All California teachers do teaching in these miserable conditions is:
To graduate 87.8% of California seniors in 1999. That is number three in the world behind number one Japan at 90.6%; and number two Germany at 88.9%, but ahead of England, France, Canada and Italy.
All California teachers did in 2000, and for the last ten years, we have sent over 65% of our high school graduates on to college. Forty four percent on to 4 year colleges.
That's number one in the world.
No one sends as many kids to college as the United States.
In 1999-2000, the U.S. had 14.9 million full time college and university students, that's number one in the world, percentage wise and numerically.
Teachers made it possible for those kids to go to college. Without you they would not be there and the U.S. would not be the great country that we are.
In 2000, in the age group 25-29, 33% of Americans had a B.A. or higher. That's number one in the world.
- #2 was Japan with 22.9%
- #3 was Canada with 19.5%
- #4 was England with 14.8%
- #5 was France with 14.0%
Teachers have raised the graduation rate in the United States from fifty percent in 1940 to 87.8% in 2000.
- That ladies and gentlemen is all you do teaching in the worst conditions in America!
- With your hard work and support we have made a lot of progress.
Never forget what Newsweek wrote in October 2000, "Teachers are the heart of the school, the single most important factor in a students success... many studies have shown that kids learn best in schools where teachers feel respected and connected to their colleagues and community."
You are the heart of the best free public education system in the world. You are the backbone of America's public education system.
You make it work at this phenomenal level.

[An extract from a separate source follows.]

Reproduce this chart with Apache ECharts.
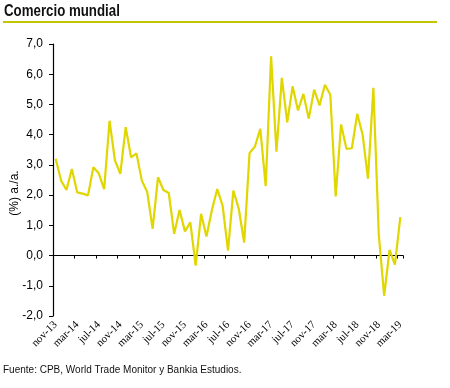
<!DOCTYPE html>
<html>
<head>
<meta charset="utf-8">
<script src="https://cdn.jsdelivr.net/npm/echarts@6/dist/echarts.min.js"></script>
<style>
html,body{margin:0;padding:0;background:#fff;}
#c{width:450px;height:388px;}
</style>
</head>
<body>
<div id="c"></div>
<script>
const monthNames = ['ene','feb','mar','abr','may','jun','jul','ago','sep','oct','nov','dic'];
const startMonth = 10; // nov
const startYear = 13;
const values = [3.2, 2.48, 2.17, 2.86, 2.09, 2.05, 1.99, 2.92, 2.72, 2.2,
  4.46, 3.15, 2.7, 4.25, 3.25, 3.38, 2.48, 2.1, 0.88, 2.59,
  2.17, 2.07, 0.72, 1.51, 0.8, 1.1, -0.33, 1.38, 0.63, 1.5,
  2.2, 1.65, 0.16, 2.15, 1.55, 0.43, 3.39, 3.61, 4.19, 2.3,
  6.59, 3.44, 5.88, 4.41, 5.6, 4.8, 5.35, 4.53, 5.49, 4.97,
  5.65, 5.32, 1.96, 4.34, 3.53, 3.55, 4.69, 4.0, 2.54, 5.55,
  0.7, -1.33, 0.19, -0.3, 1.27];
const categories = values.map((v, i) => {
  const m = (startMonth + i) % 12;
  const y = startYear + Math.floor((startMonth + i) / 12);
  return monthNames[m] + '-' + y;
});
const yTicks = [-2, -1, 0, 1, 2, 3, 4, 5, 6, 7];

const chart = echarts.init(document.getElementById('c'));
chart.setOption({
  animation: false,
  grid: {left: 53, right: 47, top: 44, bottom: 72, containLabel: false},
  xAxis: [{
    type: 'category', data: categories, boundaryGap: true, position: 'bottom',
    axisLine: {show: true, onZero: true, lineStyle: {color: '#000', width: 1.2}},
    axisTick: {show: true, interval: 3, length: 3, lineStyle: {color: '#000'}},
    axisLabel: {show: false},
    splitLine: {show: false}
  }, {
    type: 'category', data: categories, boundaryGap: true, position: 'bottom',
    axisLine: {show: false, onZero: false},
    axisTick: {show: false},
    axisLabel: {show: true, interval: 3, rotate: 45, margin: 7, color: '#000',
      fontFamily: 'Liberation Serif', fontSize: 11},
    splitLine: {show: false}
  }],
  yAxis: {
    type: 'value', min: yTicks[0], max: yTicks[yTicks.length - 1], interval: 1,
    axisLine: {show: true, lineStyle: {color: '#000', width: 1.2}},
    axisTick: {show: true, length: 4, lineStyle: {color: '#000'}},
    axisLabel: {color: '#000', fontFamily: 'Liberation Sans', fontSize: 12, margin: 10,
      formatter: v => v.toFixed(1).replace('.', ',')},
    splitLine: {show: false}
  },
  graphic: [
    {type: 'text', x: 4, y: 4, scaleX: 0.83, style: {text: 'Comercio mundial', fill: '#111',
      font: 'bold 16px "Liberation Sans", sans-serif'}},
    {type: 'line', shape: {x1: 3, y1: 22, x2: 437, y2: 22}, style: {stroke: '#c4c400', lineWidth: 2}},
    {type: 'text', x: 15, y: 193, rotation: Math.PI / 2,
      style: {text: '(%) a./a.', fill: '#000', font: '12px "Liberation Sans", sans-serif',
        align: 'center', verticalAlign: 'middle'}},
    {type: 'text', left: 3, top: 365, style: {text: 'Fuente: CPB, World Trade Monitor y Bankia Estudios.',
      fill: '#111', font: '10px "Liberation Sans", sans-serif'}}
  ],
  series: [{
    type: 'line', data: values, xAxisIndex: 0, symbol: 'none',
    lineStyle: {color: '#e0d600', width: 2.2}
  }]
});
</script>
</body>
</html>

Without you it would fall apart.
Public education is the cornerstone of democracy. We must fight to defend it and make it better. We can do that!
We have made much progress in the past.
With your continued work and support, we will make much more in the future.
In California, millions of kids are depending on us to win the fight for them!
You are the best and you work miracles every day, we know that. Don't ever stop!